My Dad's art is still in a bit of homelessness as he is with my Mom in assisted living and much of it is in storage. We are trying to help him decide where his art should go believing that it should be passed down through his children, grandchildren, and great-grandchildren to be preserved through generations to come and not wind up in somebody's garage or a rummage sale. I mean, he signed his name on completed works and that should be respected down the generations and not forgotten. My wife recently came by a mountain landscape done by a great-uncle that has a family surname on it and the date of 1956. It will be preserved in family.
My sister had some pieces divided up for safe storage by display among our brother, herself, and me. We are trying to care for those and I had several pieces framed by the studio that my Dad prefers here in Salt Lake City. We found a lot of art in the dusty, mice-infested attic. One piece broke my heart a bit as I blew the dust off and passed a paper towel over the surface. I had the art dealer clean off the marks as best he could and frame with the closest to driftwood we could match:
I remember the day.
My brother and I are the two little boys. It was before I was nine and perhaps younger. I believe I am on the left as the taller one but I could be the more contemplative one on the right watching the surf swirl around my toes as they sink into the sand.

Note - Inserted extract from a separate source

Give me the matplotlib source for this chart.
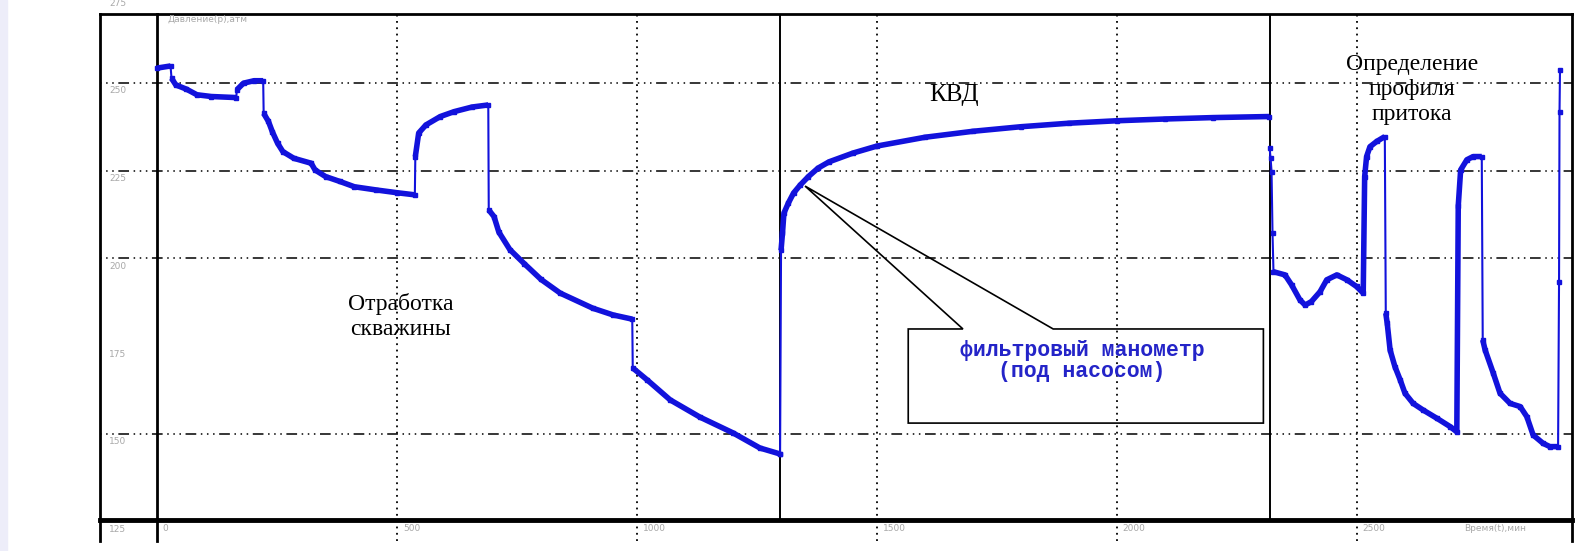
import numpy as np
import matplotlib.pyplot as plt
from matplotlib.patches import Rectangle, Polygon

# Отработка скважины
t_work = [0, 28, 30, 39, 61, 83, 113, 165, 166, 180, 202, 221, 222, 232, 240, 251, 262, 285,
          321, 329, 351, 381, 411, 456, 500, 537, 538, 545, 560, 590, 619, 656, 690, 691,
          702, 712, 735, 765, 800, 840, 908, 950, 990, 991, 1021, 1069, 1131, 1200, 1256, 1298]
p_work = [254.2, 254.8, 251.3, 249.4, 248.2, 246.6, 246.1, 245.8, 248.0, 249.9, 250.6, 250.6,
          241.3, 239.0, 236.1, 232.8, 230.4, 228.5, 227.1, 225.2, 223.3, 221.9, 220.4, 219.5,
          218.7, 218.1, 229.0, 235.7, 238.0, 240.4, 241.8, 243.1, 243.7, 213.8,
          211.9, 207.5, 202.5, 198.5, 194.0, 190.1, 185.8, 183.9, 182.7, 168.8, 165.4, 159.7,
          154.8, 150.3, 146.0, 144.3]

# КВД
t_kvd = [1298, 1300, 1303, 1306, 1315, 1326, 1340, 1357, 1377, 1400, 1450, 1500, 1600, 1700,
         1800, 1900, 2000, 2100, 2200, 2317]
p_kvd = [144.3, 202.3, 207.2, 212.9, 215.7, 218.6, 220.9, 223.3, 225.7, 227.5, 230.0, 232.0,
         234.5, 236.2, 237.5, 238.5, 239.2, 239.7, 240.1, 240.4]

# Определение профиля притока
t_prof = [2318, 2320, 2322, 2324, 2326, 2350, 2364, 2381, 2392, 2405, 2423, 2437, 2458, 2479,
          2499, 2513, 2516, 2520, 2527, 2541, 2558, 2560, 2563, 2569, 2579, 2590, 2600, 2617,
          2638, 2666, 2694, 2708, 2711, 2716, 2729, 2742, 2760, 2762, 2767, 2784, 2798, 2819,
          2840, 2854, 2867, 2888, 2902, 2919, 2921, 2922, 2923]
p_prof = [231.4, 228.5, 224.7, 207.2, 196.2, 195.3, 192.4, 188.2, 186.7, 187.7, 190.5, 193.9,
          195.3, 193.9, 192.0, 190.1, 223.3, 229.0, 231.8, 233.3, 234.7, 184.4, 181.5, 173.9,
          169.2, 165.4, 161.6, 158.7, 156.8, 154.5, 152.1, 150.6, 215.0, 225.2, 228.1, 229.0,
          229.0, 176.8, 173.9, 167.3, 161.6, 158.7, 157.8, 154.9, 149.7, 147.3, 146.4, 146.4,
          193.4, 241.8, 253.7]

x_ticks = [0, 500, 1000, 1500, 2000, 2500]
y_ticks = [125, 150, 175, 200, 225, 250, 275]
y_grid = [150, 200, 225, 250]
phase_lines = [1298, 2319]

blue = '#1212DC'
grey = '#A8A8A8'

fig = plt.figure(figsize=(15.8, 5.51), dpi=100)
fig.patches.append(Rectangle((0, 0), 7 / 1580, 1, transform=fig.transFigure,
                             color='#EDEDF9', zorder=0))
ax = fig.add_axes([100 / 1580, 31 / 551, 1472 / 1580, 506 / 551])
ax.set_xlim(-119, 2948)
ax.set_ylim(125.5, 269.6)
ax.set_xticks([])
ax.set_yticks([])
for side in ['left', 'top', 'right']:
    ax.spines[side].set_linewidth(2)
ax.spines['bottom'].set_linewidth(3.5)

# сетка
for v in y_grid:
    ax.plot([-119, 2948], [v, v], color='black', lw=1.1,
            ls=(0, (1, 3, 1, 3, 1, 3, 7, 3)))
for v in x_ticks[1:]:
    ax.plot([v, v], [119.6, 269.6], color='black', lw=1.3, ls=(0, (1, 2.5)), clip_on=False)
ax.plot([0, 0], [119.6, 269.6], color='black', lw=2, clip_on=False)
for v in [-119, 2948]:
    ax.plot([v, v], [119.6, 125.5], color='black', lw=2, clip_on=False)
for v in phase_lines:
    ax.plot([v, v], [125.5, 269.6], color='black', lw=1.4)

# подписи осей
for v in y_ticks:
    ax.text(-100, v - 1.0, str(v), ha='left', va='top', fontsize=6.5, color=grey, clip_on=False)
for v in x_ticks:
    ax.text(v + 12, 123.2, str(v), ha='left', va='center', fontsize=6.5, color=grey, clip_on=False)
ax.text(21, 267.9, 'Давление(р),атм', ha='left', va='center', fontsize=6.5, color=grey)
ax.text(2787, 123.2, 'Время(t),мин', ha='center', va='center', fontsize=6.5, color=grey,
        clip_on=False)


def draw_curve(t, p):
    t = np.array(t)
    p = np.array(p)
    ax.plot(t, p, color=blue, lw=1.5, marker='s', ms=2.5, zorder=3)
    # толстые участки — где время реально идёт
    run = [0]
    for i in range(1, len(t)):
        if t[i] - t[i - 1] > 2:
            run.append(i)
        else:
            if len(run) > 1:
                ax.plot(t[run], p[run], color=blue, lw=4, solid_capstyle='butt', zorder=4)
            run = [i]
    if len(run) > 1:
        ax.plot(t[run], p[run], color=blue, lw=4, solid_capstyle='butt', zorder=4)


draw_curve(t_work, p_work)
draw_curve(t_kvd, p_kvd)
draw_curve(t_prof, p_prof)

# выноска
callout = Polygon([[1565, 179.9], [1679, 179.9], [1350, 220.6], [1867, 179.9],
                   [2305, 179.9], [2305, 153.1], [1565, 153.1]],
                  closed=True, fill=False, edgecolor='black', lw=1.2, zorder=5)
ax.add_patch(callout)
ax.text(1927, 170.8, 'фильтровый манометр\n(под насосом)', ha='center', va='center',
        fontsize=15.5, family='Liberation Mono', weight='bold', color='#2424C8',
        linespacing=0.95, zorder=6)

serif = 'Liberation Serif'
ax.text(1661, 246.4, 'КВД', ha='center', va='center', fontsize=18, family=serif)
ax.text(508, 183.4, 'Отработка\nскважины', ha='center', va='center', fontsize=17,
        family=serif, linespacing=1.25)
ax.text(2615, 248.0, 'Определение\nпрофиля\nпритока', ha='center', va='center',
        fontsize=17, family=serif, linespacing=1.25)

fig.savefig('out.png', dpi=100)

There may be a chance yet to talk with my Dad about this piece and so many others. And there are still so many things to talk about with insufficient time and ability to cover more than a few.
He didn't sign it so he may not have considered it finished. It is beautifully perfect to me.
As the designated family historian, I have been organizing and scanning the vast disarray of photos and other memorabilia from my parents' home. In a random pile, I was pleased to find photograph of my Dad painting on site at the Ocean. My Mom probably snapped the shot. It looked like it was probably at Rialto Beach near La Push, Washington as James Island was a favorite subject of his.
Not James Island. Kalaloch Beach No. 4.